Although the April payroll number came in below consensus at 160,000, this number displays some of the weakness noticed during Q1 of this year. This weakness serves as a reminder that the pace of job creation should slow over the course of 2016. The unemployment rate remained at 5.0% and average hourly earnings hiked 0.2% in March, boosting y/y gains 2.5%. The April employment report makes a rate hike in June unlikely. While a single economic data point does not embody a trend, going forward it is important to keep an eye on the employment numbers for signs that weakness in business investment is starting to hit the labor market, as this will further continue to keep the Fed on hold.

Inflation

Gasoline prices increased 10% in April, as headline consumer prices rose 0.4%. Outside of gas prices there was a moderate price increase and core CPI rose 0.2% in the month, but y/y core CPI dropped to 2.1%. The slow rise of import prices in April convey that price appreciation may continue, but the crucial economic indicator that the Fed is looking for an early sign of greater pressure on core inflation is wage growth.

Rates

The 10-year U.S. Treasury note yield increased 0.14% to 1.85% for the week ending May 20, 2016. The Fed held short-term interest rates stable in the range of 0.25%-0.50% in April, but the release of the FOMC meeting minutes disclosed the Committee thinks that it may be suitable to increase the target rate in June.
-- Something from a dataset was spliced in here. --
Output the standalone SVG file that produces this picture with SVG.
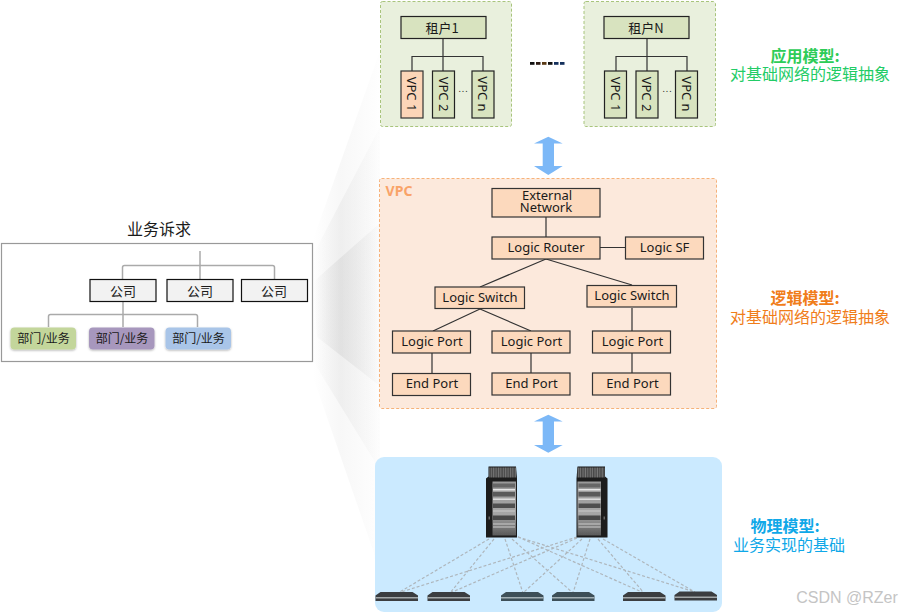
<svg xmlns="http://www.w3.org/2000/svg" width="899" height="613" viewBox="0 0 899 613">
<defs>
<style>
text{font-family:"Noto Sans","Noto Sans CJK SC","Liberation Sans",sans-serif;font-size:13px;fill:#1a1a1a;text-anchor:middle;dominant-baseline:central}
.cjk{font-family:"Noto Sans CJK SC","Noto Sans",sans-serif}
.co{fill:#f2f2f2;stroke:#111;stroke-width:1.2}
.t{fill:#d8e3bf;stroke:#222;stroke-width:1.2}
.v{fill:#d8e3bf;stroke:#222;stroke-width:1.2}
.l{fill:#fcd9bd;stroke:#333;stroke-width:1.2}
.c{fill:none;stroke:#333;stroke-width:1.2}
.g{fill:none;stroke:#aaa;stroke-width:1.5}
.d{fill:none;stroke:#aeb6bc;stroke-width:1.2;stroke-dasharray:3 2}
.a{fill:#7cb8f7}
.dp{filter:url(#shadow)}
.h1{font-size:16px;font-weight:700}
.h2{font-size:16px}
</style>
<linearGradient id="fan" x1="313" x2="382" y1="0" y2="0" gradientUnits="userSpaceOnUse"><stop offset="0" stop-color="#ccc" stop-opacity="0"/><stop offset=".4" stop-color="#ccc" stop-opacity=".42"/><stop offset="1" stop-color="#ccc" stop-opacity=".03"/></linearGradient>
<linearGradient id="rack" x1="0" x2="0" y1="0" y2="1"><stop offset="0" stop-color="#999"/><stop offset=".6" stop-color="#a6a6a6"/><stop offset="1" stop-color="#5a5a5a"/></linearGradient>
<pattern id="stripes" width="2.400" height="4" patternUnits="userSpaceOnUse"><rect width="2.400" height="4" fill="#4a4a4a"/><rect width="1" height="4" fill="#777"/></pattern>
<filter id="soft" x="-10%" y="-10%" width="120%" height="120%"><feGaussianBlur stdDeviation=".6"/></filter>
<filter id="shadow" x="-10%" y="-15%" width="120%" height="135%"><feDropShadow dx="0" dy="1" stdDeviation="1.200" flood-color="#000" flood-opacity=".3"/></filter>
<g id="server" filter="url(#soft)">
<path d="M2.500 0H30L31 12V71H0V12L2.500 10Z" fill="#1c1c1c"/>
<rect x="3" y="1" width="27" height="10" fill="url(#stripes)"/>
<rect x="6.500" y="15" width="23.500" height="54" fill="url(#rack)"/>
<rect x="7" y="17" width="22" height="4" fill="#666"/>
<rect x="7" y="22.500" width="22" height="1.500" fill="#e6e6e6"/>
<rect x="7" y="25.500" width="22" height="4.500" fill="#5a5a5a"/>
<rect x="7" y="32" width="22" height="1.500" fill="#ddd"/>
<rect x="7" y="37" width="22" height="4.500" fill="#505050"/>
<rect x="7" y="44" width="22" height="1" fill="#ccc"/>
<rect x="7" y="49" width="22" height="4.500" fill="#484848"/>
<rect x="7" y="57" width="22" height="1" fill="#ccc"/>
<rect x="7" y="60" width="22" height="1" fill="#ccc"/>
<rect x="2.500" y="50" width="1.500" height="3" fill="#666"/>
</g>
<g id="switch" filter="url(#soft)">
<path d="M5 0H37L42.500 3.500V9H0V3.500Z" fill="#3b3e40"/><rect x="0" y="5" width="42.500" height="1.500" fill="#a3a8aa"/>
</g>
<g id="switch2" filter="url(#soft)">
<path d="M5 0H37L42.500 3.500V9H0V3.500Z" fill="#3d5058"/><rect x="0" y="5" width="42.500" height="1.500" fill="#a3b0b5"/>
</g>
</defs>
<rect width="899" height="613" fill="#fff"/>
<g id="backdrop">
<path d="M313 240L380 51V600L374 553L310 368Z" fill="url(#fan)" opacity=".35"/>
<path d="M313 255L380 127V470L313 361Z" fill="url(#fan)" opacity=".5"/>
<path d="M313 282L380 223V386L317 337Z" fill="url(#fan)" opacity=".9"/>
</g>
<g id="panels">
<rect x="380.500" y="1.500" width="131" height="125" rx="2" fill="#e9f0dd" stroke="#a8c47c" stroke-dasharray="3 2"/>
<rect x="584" y="1.500" width="131.500" height="125" rx="2" fill="#e9f0dd" stroke="#a8c47c" stroke-dasharray="3 2"/>
<rect x="379.500" y="178.500" width="337" height="230" rx="2" fill="#fce9dc" stroke="#f6b27a" stroke-dasharray="3 2"/>
<rect x="375" y="457" width="347" height="155" rx="9" fill="#cbeaff"/>
<rect x="1.500" y="243.500" width="311" height="118" fill="#fff" stroke="#999" stroke-width="1.2"/>
</g>
<g id="connectors">
<path class="c" d="M443 39V56M412 71V56.500H483V71M443 56V71M647 39V56M616 71V56.500H687V71M647 56V71"/>
<path class="g" d="M200 251V279M122.500 279V267.500Q122.500 265.500 124.500 265.500H272.500Q274.500 265.500 274.500 267.500V279M123 302V327M48.500 327V316.500Q48.500 314.500 50.500 314.500H195.500Q197.500 314.500 197.500 316.500V327"/>
<path class="c" d="M546 217V237M600 247.500H625M546 259L480 287M546 259L632 285M480 309L433 331M480 309L531 331M632 308V331M432 353V373M531 353V373M632 353V373"/>
<g id="fabric">
<path class="d" d="M489 539L398 593M494 539L450 593M505 539L523 593M512 539L573 593M518 537L644 593M518 537L695 592M577 537L398 593M577 538L450 593M582 539L523 593M590 539L573 593M598 539L644 593M603 539L695 592"/>
</g>
</g>
<g id="tenant1"><rect class="t" x="401" y="16.500" width="85" height="22"/><text class="cjk" x="442" y="27">租户1</text></g>
<g id="tenant1-vpc1"><rect x="401" y="71" width="22" height="47" fill="#fcd5b8" stroke="#333" stroke-width="1.200"/><text transform="translate(412 94) rotate(90)">VPC 1</text></g>
<g id="tenant1-vpc2"><rect class="v" x="432.500" y="71" width="22" height="47"/><text transform="translate(443.500 94) rotate(90)">VPC 2</text></g>
<g id="tenant1-vpcn"><rect class="v" x="472" y="71" width="22" height="47"/><text transform="translate(483 94) rotate(90)">VPC n</text></g>
<text x="463.500" y="88" style="font-size:9px;letter-spacing:1px">...</text>
<g id="tenantN"><rect class="t" x="604" y="16.500" width="85" height="22"/><text class="cjk" x="646" y="27">租户N</text></g>
<g id="tenantN-vpc1"><rect class="v" x="604.500" y="71" width="22" height="47"/><text transform="translate(615.500 94) rotate(90)">VPC 1</text></g>
<g id="tenantN-vpc2"><rect class="v" x="636" y="71" width="22" height="47"/><text transform="translate(647 94) rotate(90)">VPC 2</text></g>
<g id="tenantN-vpcn"><rect class="v" x="675.500" y="71" width="22" height="47"/><text transform="translate(686.500 94) rotate(90)">VPC n</text></g>
<text x="667.500" y="88" style="font-size:9px;letter-spacing:1px">...</text>
<g id="ellipsis"><rect x="530" y="62" width="4.500" height="2.800" fill="#111"/><rect x="536" y="62" width="4.500" height="2.800" fill="#2b1a12"/><rect x="542" y="62" width="4.500" height="2.800" fill="#5a3a16"/><rect x="548" y="62" width="4.500" height="2.800" fill="#111"/><rect x="554" y="62" width="4.500" height="2.800" fill="#14305c"/><rect x="560" y="62" width="4.500" height="2.800" fill="#14305c"/></g>
<path id="arrow-top" class="a" d="M548.300 136.700L562.700 143.500H554V166H562.700L548.300 175L534 166H542.700V143.500H534Z"/>
<path id="arrow-bottom" class="a" d="M548.300 414.700L562.700 421.500H554V445H562.700L548.300 452.700L534 445H542.700V421.500H534Z"/>
<text x="399" y="190" style="font-size:14px;font-weight:700;fill:#f9a368">VPC</text>
<g id="external"><rect class="l" x="492" y="188.500" width="108" height="28.500"/><text><tspan x="547" y="195">External</tspan><tspan x="546" y="207">Network</tspan></text></g>
<g id="router"><rect class="l" x="492" y="237" width="108" height="22"/><text x="546" y="247">Logic Router</text></g>
<g id="sf"><rect class="l" x="625.500" y="237" width="78" height="22"/><text x="664.500" y="247">Logic SF</text></g>
<g id="sw1"><rect class="l" x="435" y="287" width="89.500" height="21.500"/><text x="480" y="297">Logic Switch</text></g>
<g id="sw2"><rect class="l" x="587" y="285.500" width="89.500" height="21.500"/><text x="632" y="295">Logic Switch</text></g>
<g id="lp1"><rect class="l" x="392.500" y="331" width="78" height="22"/><text x="432" y="341">Logic Port</text></g>
<g id="lp2"><rect class="l" x="492" y="331" width="78" height="22"/><text x="531.500" y="341">Logic Port</text></g>
<g id="lp3"><rect class="l" x="592.500" y="331" width="78" height="22"/><text x="632.500" y="341">Logic Port</text></g>
<g id="ep1"><rect class="l" x="392.500" y="373.500" width="78" height="22"/><text x="432" y="383">End Port</text></g>
<g id="ep2"><rect class="l" x="492" y="373" width="78" height="22"/><text x="531.500" y="383">End Port</text></g>
<g id="ep3"><rect class="l" x="592.500" y="373" width="78" height="22"/><text x="632.500" y="383">End Port</text></g>
<g id="spines"><use href="#server" transform="translate(486 466.500)"/><use href="#server" transform="translate(607.500 466.500) scale(-1 1)"/></g>
<g id="leaves"><use href="#switch" x="375.500" y="592"/><use href="#switch" x="427.500" y="592"/><use href="#switch2" x="501" y="592"/><use href="#switch2" x="552" y="592"/><use href="#switch" x="623" y="592"/><use href="#switch" x="674.500" y="591.500"/></g>
<text class="cjk" x="159" y="227.500" style="font-size:16px">业务诉求</text>
<g id="co1"><rect class="co" x="90" y="279.500" width="66" height="22"/><text class="cjk" x="123" y="290">公司</text></g>
<g id="co2"><rect class="co" x="167" y="279.500" width="66" height="22"/><text class="cjk" x="200" y="290">公司</text></g>
<g id="co3"><rect class="co" x="241.500" y="279.500" width="66" height="22"/><text class="cjk" x="274" y="290">公司</text></g>
<g id="d1"><rect class="dp" x="10.500" y="327.500" width="65.500" height="22" rx="4" fill="#c3d69b"/><text x="43.500" y="337.500" class="cjk" style="font-size:12px">部门/业务</text></g>
<g id="d2"><rect class="dp" x="89" y="327.500" width="65.500" height="22" rx="4" fill="#a797bd"/><text x="122" y="337.500" class="cjk" style="font-size:12px">部门/业务</text></g>
<g id="d3"><rect class="dp" x="165.500" y="327.500" width="65.500" height="22" rx="4" fill="#a9c5e8"/><text x="198.500" y="337.500" class="cjk" style="font-size:12px">部门/业务</text></g>
<g id="legend">
<text class="cjk"><tspan class="h1" x="805" y="54.500" style="fill:#2ecc57">应用模型:</tspan><tspan class="h2" x="810" y="73" style="fill:#22cc66">对基础网络的逻辑抽象</tspan></text>
<text class="cjk"><tspan class="h1" x="805" y="296.500" style="fill:#f07d1a">逻辑模型:</tspan><tspan class="h2" x="810" y="315.500" style="fill:#f07d1a">对基础网络的逻辑抽象</tspan></text>
<text class="cjk"><tspan class="h1" x="785" y="524.500" style="fill:#0fa8e8">物理模型:</tspan><tspan class="h2" x="789" y="543.500" style="fill:#0fa8e8">业务实现的基础</tspan></text>
</g>
<text x="847" y="597" style="font-family:'Liberation Sans',sans-serif;font-size:16px;fill:#c4c4c4">CSDN @RZer</text>
</svg>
The increasingly hawkish comments from Fed officials combined with the tone of the minutes raised the market’s assumption for a rate increase from 4% to over 30%. If economic data continues to positively improve and the Fed prepares the market for the move, then it is not out of the question that a rate hike in June could be executed.

 

Growth

The first estimate of 1Q 2016 GDP showed the U.S. economy growing at a 0.5% q/q saar. As expected, low commodity prices continued to constrain investment and a strong dollar negatively hit trade. Also, after a large buildup in recent years, businesses are slowly decreasing inventory expansion. As the headwinds from slower inventory expansion and lower energy investment spending decline, stronger growth in housing and consumption should allow economic growth to increase toward the trend.

Profits

With 93% of the companies in the S&P 500 reporting earnings, analysts’ current estimate for 1Q 2016 EPS is -6.7% overall and -4.2% excluding the energy companies. Companies continue to battle with the strong dollar and low oil prices through the beginning of 2016, but analysts expect to see earnings growth reemerge later this year as these macroeconomic headwinds deplete.